The first 2 examples result in damage at the byte level (i.e. bytes are lost, or extra bytes are inserted). In the case of 'bit rot' the total number of bytes remains the same, but individual bit values are changed (zeros become ones and v.v.).

h2. Risks
Bit and byte level corruption can result in files becoming unreadible. Alternatively, damaged JP2s may display, but information may be missing. It is noteworthy to point out that JPEG 2000 was specifically designed to allow viewers to display (part of) the information of an image without loading the file in its entirety, so depending on the viewer used (and its settings) damaged files may still display.

h2. Assessment

h3. Byte-level corruption
[Jpylyzer] detects most types of byte-level corruption.
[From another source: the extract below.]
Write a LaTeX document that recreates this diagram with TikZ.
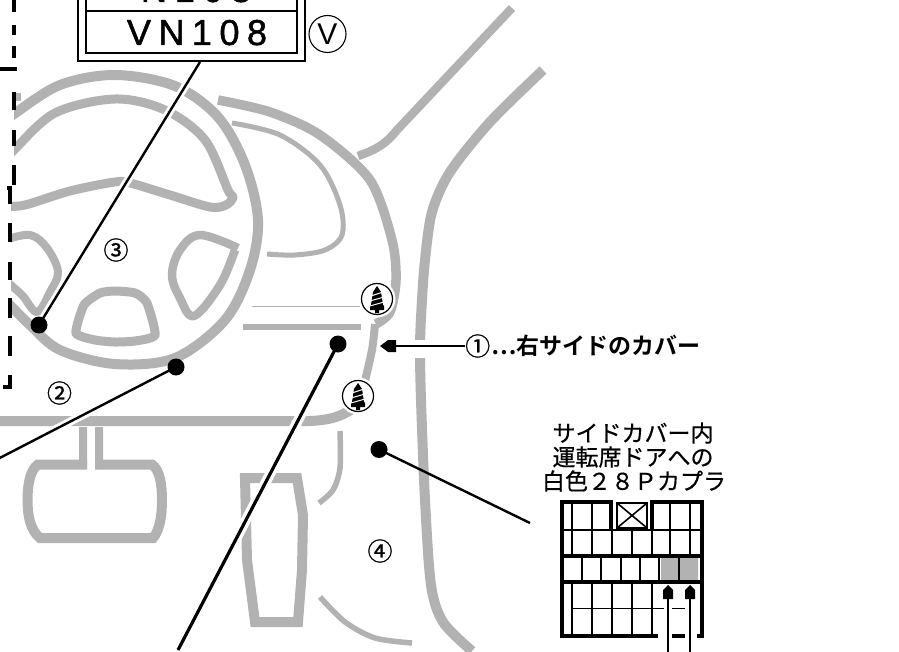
\documentclass[tikz,border=0pt]{standalone}
\usepackage{fontspec}
\newfontfamily\jp[FakeBold=0.5]{Noto Sans CJK JP}
\newfontfamily\jpn[FakeBold=0.9]{Noto Sans CJK JP}
\newfontfamily\jpb{Noto Sans CJK JP Bold}
\newfontfamily\vnf[FakeBold=1.3]{Liberation Sans}
\setmainfont{Liberation Sans}
\definecolor{cargray}{HTML}{B2B2B2}
\tikzset{
  body/.style={draw=cargray,line width=#1,line join=round},
  body/.default=9pt,
  halo/.style={draw=white,line width=#1},
  leader/.style={draw=black,line width=#1},
  dot/.style={circle,fill=black,inner sep=0pt,minimum size=17pt},
  circnum/.style={font=\jpn\fontsize{25}{25}\selectfont,inner sep=0pt},
  jplabel/.style={font=\jp\fontsize{23}{24}\selectfont,inner sep=0pt},
  bnd/.style={draw=black,line width=1.6pt},
  bthick/.style={draw=black,line width=3.4pt},
  dashline/.style={draw=black,line width=3.5pt},
  screw/.pic={
    \draw[white,line width=3pt] (0,0) circle (17pt);
    \draw[black,line width=1.2pt,fill=white] (0,0) circle (15.5pt);
    \fill[black] (0,-13) -- (-4,-7) -- (-6,6) -- (-7,7) -- (-7,11) -- (-2,11) -- (-2,14) -- (2,14) -- (2,11) -- (7,11) -- (7,7) -- (6,6) -- (4,-7) -- cycle;
    \draw[white,line width=1pt] (-6,-3) -- (6,-7) (-7,2) -- (7,-2) (-7,7) -- (7,3);
  }
}
\begin{document}
\begin{tikzpicture}[x=1pt,y=-1pt]
\path[use as bounding box] (0,0) rectangle (899,652);
\clip (0,0) rectangle (899,652);
% ---- steering wheel
\draw[body=10pt] plot[smooth,tension=.55] coordinates {(5,122) (14,114) (60,85) (115,75) (175,86) (218,117) (245,165) (258,220) (250,270) (225,320) (175,358) (115,364) (60,350) (30,325) (5,300)};
\draw[body=9pt] plot[smooth,tension=.55] coordinates {(5,160) (14,150) (55,113) (115,99) (165,110) (205,140) (228,190) (233,197) (226,205) (210,207) (170,195) (130,183) (115,182) (70,191) (25,205) (5,206)};
\draw[body=8pt] plot[smooth,tension=.6] coordinates {(5,240) (30,235) (47,248) (58,272) (50,292) (37,312) (22,295) (5,280)};
\draw[body=8.5pt] plot[smooth,tension=.6] coordinates {(238,248) (200,235) (180,250) (172,275) (180,298) (194,316) (220,285) (235,250)};
\draw[body=9pt,line join=miter] plot[smooth cycle,tension=.35] coordinates {(76,333) (84,305) (100,293) (115,291) (135,293) (147,303) (155,335) (135,341) (115,342) (95,340)};
\fill[cargray] (14,93) rectangle (21,101);
% ---- left mask + dashed frame
\fill[white] (-2,90) rectangle (14,186);
\fill[white] (-2,186) rectangle (11,395);
% ---- dashboard
\draw[body=9.5pt] plot[smooth,tension=.5] coordinates {(218,100) (270,112) (320,135) (370,180) (392,240) (396,280) (390,312) (376,324)};
\draw[body=5pt] plot[smooth,tension=.55] coordinates {(232,123) (280,135) (320,165) (340,205) (342,235) (325,250) (295,255) (267,254)};
\draw[body=8pt] plot[smooth,tension=.5] coordinates {(375,324) (372,350) (364,385)};
\draw[body=10pt] (0,421) -- (310,421) .. controls (330,420) and (340,417) .. (354,408);
\draw[body=1.5pt] (252,306.5) -- (360,306.5);
\draw[body=6pt] (243,327) -- (361,327);
\draw[body=8.5pt] (358,156) .. controls (375,150) and (385,145) .. (397,130) -- (512,8);
\draw[body=10pt] plot[smooth,tension=.5] coordinates {(543,70) (490,122) (450,172) (432,212) (425,260) (422,300) (420,345) (421,400) (425,500) (431,585) (443,622) (472,651)};
\draw[body=5.5pt] plot[smooth,tension=.5] coordinates {(340,431) (340,468) (333,490) (319,503)};
\draw[body=5.5pt] plot[smooth,tension=.5] coordinates {(320,597) (345,622) (375,638) (412,643)};
% ---- mirror
\fill[cargray] (79,427) rectangle (87,468) (95,427) rectangle (103,469);
\draw[body=10pt,line join=miter] (87,464.5) -- (38,464.5) .. controls (30,470) and (27.5,485) .. (27.5,500) .. controls (27.5,515) and (30,530) .. (40,538) -- (153,538) .. controls (160,530) and (162,515) .. (162,500) .. controls (162,485) and (160,470) .. (152,464.5) -- (95,464.5);
% ---- panel
\draw[body=10pt,line join=miter] (245,478) -- (297,478) -- (303,515) -- (302,570) -- (298,622) -- (255,622) -- (247,560) -- cycle;
% ---- screws
\path (377,299) pic {screw};
\path (358,396) pic {screw};
% ---- leaders
\coordinate (c3) at (200,62);
\coordinate (c2) at (-10,463);
\coordinate (cm) at (178,650);
\coordinate (c4) at (530,523);
\coordinate (p3) at (39,325);
\coordinate (p2) at (176,367);
\coordinate (pm) at (338,344);
\draw[halo=8pt] (c3) -- (p3);
\draw[halo=8pt] (c2) -- (p2);
\draw[halo=10pt] (cm) -- (pm);
\node[dot] (d3) at (p3) {};
\node[dot] (d2) at (p2) {};
\node[dot] (dm) at (pm) {};
\node[dot] (d4) at (379,449.5) {};
\fill[white] (410,340) rectangle (440,358);
\draw[leader=2.4pt] (c3) -- (d3.center);
\draw[leader=2.4pt] (c2) -- (d2.center);
\draw[leader=3.2pt] (cm) -- (dm.center);
\draw[leader=2.4pt] (c4) -- (d4.center);
% ---- top box
\draw[black,line width=1.5pt] (78,-10) rectangle (305,61);
\draw[black,line width=2pt] (86,-10) rectangle (297,53);
\draw[black,line width=2.5pt] (86,11) -- (297,11);
\node[inner sep=0pt,anchor=base,font=\vnf\fontsize{36}{36}\selectfont] (t1) at (196,2) {N\hspace{8pt}1\hspace{8pt}0\hspace{8pt}8};
\node[inner sep=0pt,anchor=base,font=\vnf\fontsize{36}{36}\selectfont] (t2) at (197,45) {V\hspace{7.5pt}N\hspace{7.5pt}1\hspace{7.5pt}0\hspace{7.5pt}8};
\node[draw=black,line width=1.1pt,circle,minimum size=37pt,inner sep=0pt,font=\fontsize{30}{30}\selectfont] (vm) at (327.5,34) {V};
% ---- numbers
\node[circnum] (n3) at (116,250) {③};
\node[circnum] (n2) at (59.5,393) {②};
\node[circnum] (n4) at (380,551) {④};
% ---- label 1
\node[circnum,anchor=west] (n1) at (465,346) {①};
\node[anchor=west,inner sep=0pt,font=\jpb\fontsize{23}{23}\selectfont] (l1) at (491,346) {⋯右サイドのカバー};
\draw[leader=2.6pt] (n1.west) -- (395,346) coordinate (ah);
\fill[black] (380,346) -- (388,340) -- (396,340) -- (396,352) -- (388,352) -- cycle;
% ---- connector label
\node[jplabel] (lab1) at (633,433) {サイドカバー内};
\node[jplabel] (lab2) at (633,457) {運転席ドアへの};
\node[jplabel] (lab3) at (634,481) {白色２８Ｐカプラ};
% ---- connector
\fill[cargray] (661,558) rectangle (678,581) (680,558) rectangle (698,581);
\draw[bnd] (562,530) -- (702,530);
\draw[bnd] (572,502) -- (572,556) (592,502) -- (592,556) (612,530) -- (612,556) (632,530) -- (632,556) (652,530) -- (652,556) (670,502) -- (670,556) (690,502) -- (690,556);
\draw[bthick] (562,556) -- (702,556) (562,582) -- (702,582);
\draw[bthick,line width=2.6pt] (582,556) -- (582,582) (601,556) -- (601,582) (621,556) -- (621,582) (640,556) -- (640,582) (659,556) -- (659,582) (679,556) -- (679,582);
\draw[bnd] (572,582) -- (572,636) (592,582) -- (592,636) (612,582) -- (612,636) (632,582) -- (632,636) (652,582) -- (652,636);
\draw[bnd,line width=1pt] (572,608) -- (664,608) (672,608) -- (685,608);
\draw[bthick,line width=4.5pt] (611,502) -- (562,502) -- (562,636) -- (658,636) (672,636) -- (685,636) (697,636) -- (702,636) -- (702,502) -- (652,502);
\draw[bthick,line width=4.5pt] (611,500) -- (611,529) (652,500) -- (652,529);
\draw[bnd] (617,503) rectangle (647,528) (617,503) -- (647,528) (647,503) -- (617,528);
\coordinate (a1) at (668,652);
\coordinate (a2) at (690,652);
\draw[leader=2.6pt] (a1) -- (668,595);
\draw[leader=2.6pt] (a2) -- (690,595);
\fill[black] (668,585) -- (673,590) -- (673,599) -- (663,599) -- (663,590) -- cycle;
\fill[black] (690,585) -- (695,590) -- (695,599) -- (685,599) -- (685,590) -- cycle;
% ---- dashed frame
\draw[dashline] (14,0) -- (14,12) (14,25) -- (14,35) (14,46) -- (14,58) (0,69) -- (15,69) -- (15,71);
\draw[dashline] (14,92) -- (14,110) (14,130) -- (14,146) (14,165) -- (14,185) (7,188) -- (10,188) -- (10,204) (10,223) -- (10,242) (10,262) -- (10,280) (10,298) -- (10,318) (10,336) -- (10,356) (10,375) -- (10,387) -- (3,387);
\end{tikzpicture}
\end{document}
JP2s that are damaged at the byte level do not pass validation.

|*Tool*|*Affected if expression returns _True_*|
|[Jpylyzer]| {{"/jpylyzer/isValidJP2 = 'False'"}}|

At the codestream level, [Jpylyzer] performs the following checks:

|foundExpectedNumberOfTiles|: Number of encountered tiles is consistent with expected number of tiles|
|foundExpectedNumberOfTileParts|: For all tiles, number of encountered tile parts is consistent with expected number of tile parts|
|foundEOCMarker|: Last 2 bytes in codestream constitute an end of codestream (EOC) marker segment|

In addition, [Jpylyzer] checks the actual length (in bytes) of each tile part against the length information in the tile part header (_Psot_ field in the _Start of tile-part_ marker segment). A limitation of this approach is that the standard permits encoders to _exclude_ this length information in the header of the _last_ tile part in the codestream (i.e. _Psot_ is set to 0, in which case the tile part is assumed to contain all the remaining data in the codestream, up to the end of codestream (EOC) marker). Most encoders appear to include this information anyway, but this leaves the possibility that [Jpylyzer] may not detect missing (or extra) bytes in the last tile part of an image.

h3. Bit-level corruption
Periodic checksum checks will detect bit-level corruption that is due to deterioration of the physical storage medium. [Jpylyzer] is of little value here, as it only picks up bit-level corruption (or 'bit rot') if fields in the JP2 or codestream headers are affected (which only make up a tiny fraction of the file).

h2. Recommendations

h3. Image creation
# Encode using JPEG 2000's error resilience features (start-of-packet markers, end-of-packet markers and segmentation symbols). In case of damaged codestreams this will at least allow decoders to recover from errors and limit their impact on the rendered image. See also [this paper by Volker Heydegger|].
# Do not encode the whole image as one single tile (as, depending on the encoder's defaults, this may limit the possibilities for verifying the completeness of the codestream).
# Use Jpylyzer to establish that files are valid JP2
# Do exact (lossless) or approximate (lossy) pixel-wise comparison between source and destination images
# Compute checksum directly after an image is created

h3. Pre-ingest
# Verify checksum (if available)
# Use Jpylyzer to establish that files are valid JP2

h3. Existing collections
Regular checksum checks + keep multiple copies.

h2. Example files
* [] - last byte missing
* [] - image truncated at byte 5000
* [] - missing data in most of last tile-part

h2. References

[Heydegger, V. Just One Bit in a Million: On the Effects of Data Corruption in Files. Proceedings, 13th European Conference on Research and Advanced Technology for Digital Libraries, p. 315-326. 2009 |]